Children have not had a say - teacher

Friday 14 February 2020

Children have not had a say - teacher

The children at the heart of the proposed transformation of education have not been given enough of a voice, a Le Murier teacher told a public meeting.

According to Emily Tostevin, the mainstream secondary schools and Grammar have each had two student representatives involved in discussions with Education over the committee's plans for one 11-18 school split across two sites.

However, none of the primary schools have had student representatives and neither have Le Murier - which is on the St Sampson's Site - or Les Voies. 

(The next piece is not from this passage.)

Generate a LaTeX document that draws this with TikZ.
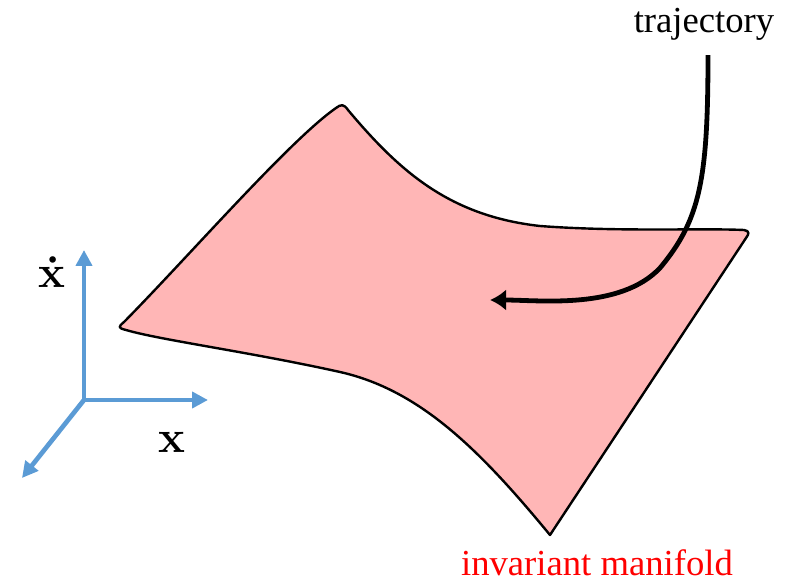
\documentclass[tikz,border=0pt]{standalone}
\usepackage{amsmath}
\usepackage[no-math]{fontspec}
\setmainfont{Liberation Serif}
\newfontfamily\lmfont{Latin Modern Roman}
\usetikzlibrary{arrows.meta}
\definecolor{manifoldpink}{RGB}{255,182,182}
\definecolor{axisblue}{RGB}{91,155,213}
\tikzset{
  surface/.style={draw=black,line width=1.8pt,fill=manifoldpink,line join=round},
  axis/.style={draw=axisblue,line width=3.5pt,-{Triangle[length=12pt,width=12pt]}},
  traj/.style={draw=black,line width=3.6pt,-{Latex[length=12pt,width=16pt]}},
  lbl/.style={inner sep=0pt,font=\fontsize{27.5}{30}\selectfont},
  axlbl/.style={inner sep=0pt,anchor=base,font=\lmfont\bfseries\fontsize{34}{36}\selectfont}
}
\begin{document}
\begin{tikzpicture}[x=0.75pt,y=-0.75pt]
        \useasboundingbox (0,0) rectangle (790,581);
        % Varietat invariant
        \draw[surface] (124,322) .. controls (190,255) and (290,140) .. (336,108)
                     .. controls (341,104) and (344,104) .. (348,110)
                     .. controls (400,172) and (450,216) .. (540,226)
                     .. controls (620,232) and (700,228) .. (744,230)
                     .. controls (750,231) and (749,234) .. (746,238)
                     -- (550,535)
                     .. controls (480,450) and (420,390) .. (340,372)
                     .. controls (250,352) and (160,340) .. (126,330)
                     .. controls (118,328) and (118,327) .. cycle;
        % Eixos
        \coordinate (o) at (84,400);
        \coordinate (xd) at (84,250);
        \coordinate (xx) at (208,400);
        \coordinate (zz) at (22,478);
        \draw[axis] (o) -- (xd);
        \draw[axis] (o) -- (xx);
        \draw[axis] (o) -- (zz);
        \node[axlbl] (lxd) at (52,288) {\.{x}};
        \node[axlbl] (lx) at (172,452) {x};
        % Trajectoria
        \node[lbl,anchor=base] (trajlabel) at (704,33) {trajectory};
        \coordinate (tend) at (490,300);
        \draw[traj] (trajlabel.south)++(4,14) .. controls (708,180) and (700,220) .. (660,268)
                     .. controls (620,310) and (540,300) .. (tend);
        \node[lbl,anchor=base,text=red] (manlabel) at (597,575) {invariant manifold};
\end{tikzpicture}
\end{document}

"The involvement of the children's voice so far has been inadequate," she told the 300-strong audience at last night's public meeting on the "pause and review" requete. 

Pictured: Former ESC Chief Secretary Jon Buckland attended and commented on last night's meeting. 

Lead requerant Deputy Andrea Dudley-Owen agreed with her assessment.

"The kids need to have their voice in this and I am not entirely sure that has happened."

Deputy Rob Prow said the teaching unions had met States members yesterday to discuss their concerns. 

"One of the key issues is the lack of stakeholder engagement - that includes teachers but also parents and the public," he said. 

"What the unions are saying, almost unanimously, is that they are not happy with the level of stakeholder engagement. They want to have the opportunity to input into what the options [for the future of education] are."

Deputies Dudley-Owen, Prow and Carl Meerveld said that given Education's plans had a design life of around 50 years, pausing and benchmarking the committees model against others was the "responsible thing to do".

"What we are driving for is for ESC to actually present their homework to be marked," said Deputy Meerveld. "There has never been a presentation with the full details of how this will be implemented, it has very much been a dripfeed of information."


Pictured: Deputies Dudley-Owen, Prow and Meerveld were on the panel at the meeting. 

He said one year was a realistic delay, saying that he believed from being on the committee previously that a lot of work had already been done looking at different two school and three school models.

"I would hope this work has already been done, it just hasn't been presented," he said.

Another St Sampson's Teacher, who asked not to be named, does not think ESC's plans should go ahead.

"How is Mr Fallaize able to do what he is doing when it is clearly not the will of the people?" 

Pictured top: The public meeting held by the Deputies behind the requete at the Grammar School.